Nathan’s number one suggestion is to look at your child’s diet and exercise. Even just walking to the mailbox can help with anxiety. Incidental exercise like walking to school can be baked into the schedule. “In the research, the link between physical health and mental health keeps getting stronger.”
Can Your Children Sense Your Stress?
“I think that experiencing a cost-of-living crisis has a bigger impact than many people understand, when it comes to how much stress it adds,” Nathan says. “Because your ability to provide for your family is so fundamental to everything.”
Can children sense your stress? Yes. “No matter how much parents try to hide it, our own stress levels come across in what we say and do.”
You can shelter kids to a certain extent, but Nathan thinks it’s important not to shield them from everything. ‘Because then you shield them from seeing that you can feel and manage stress. This way, you model to your child that you can have a fear but be resilient to it anyway.”
“Talk about what it’s possible to do something about.” For instance, you could say that the cost of living is high right now, but that this is our budget and we’ll get by.

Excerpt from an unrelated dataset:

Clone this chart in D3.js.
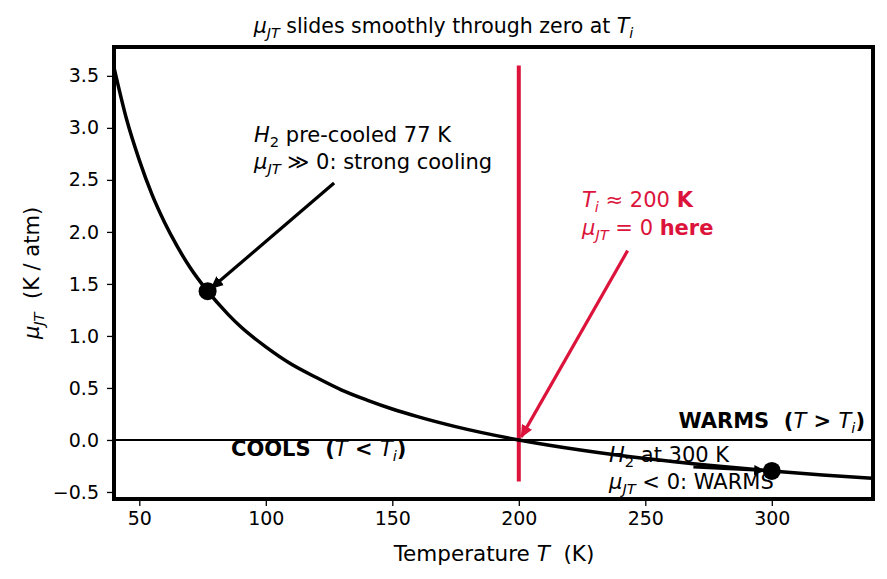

What if it’s something we can’t do much about, like climate change? “Validate them by saying something like ‘you’re right to be concerned about climate change because it’s scary’. Also you could say something like ‘did you know that every generation as humans has faced something where they didn’t know what’s going to happen? We have to live with ‘not knowing’. But for thousands of years, we’ve kept going’.”
Social Media & Anxiety In Kids
Nathan recommends limiting young people’s time on social media. “We’ve understood for a while that social media correlates with negative outcomes. Now, there’s an increasing body of evidence showing that it’s causative.” Especially when it comes to young people comparing themselves to others.
But won’t they say ‘Mum, you’re being mean, everyone else gets to do it!’? “Explain that it’s not arbitrary. Explain your reasons. For instance, tell your child that their 35-year-old self will look back and say ‘that was good parenting’.”
Something else that is good parenting? Looking after yourself. Even if it’s just taking 10 minutes a day to do some mindfulness meditation, Nathan ways. “That will affect the wellbeing of your kids as well.”
The Reality of the ‘Harden Up’ Myth
A recent NZ Herald story explained that Christchurch’s Hagley College would be starting an initiative that “hopes to help students struggling with attendance due to extracurricular activities or sickness and mental health concerns by giving 20 NCEA Level 2 students the choice of part-time studying from home in a new trial”. That would involve them doing three days of in-person learning at school and two days of learning from home through video calls.
Education specialist Derek Wenmoth, who helped Hagley College to design the trial, told Newstalk ZB’s Heather du Plessis-Allan that other countries have programmes specifically targeting students struggling with issues like anxiety.
It was quite the hot topic at Newstalk ZB, because Kerre Woodham then got Auckland Grammar headmaster Tim O’Connor on the phone. His personal view is that students need to show up to class, in person, every weekday.
“I’m over resilience,” he said. “I think resilience is now a cliche and we actually need to be teaching them to be less fragile.” He added that “it does seem to me that the society we’re living in is too readily accepting of every wellbeing measure possible”.
Nathan thinks differently. “Throughout history, every older generation has said that every generation of teenagers is slack or lazy. But they’re not adults, they’re adolescents. Teenagers are vulnerable to every stressor that comes in adolescence. Their brains are still developing and we can’t talk to them like adults and say they just need to ‘harden up’.”
Building resilience, not expecting them to ‘harden up’, is where it’s at. And we can help our children do that.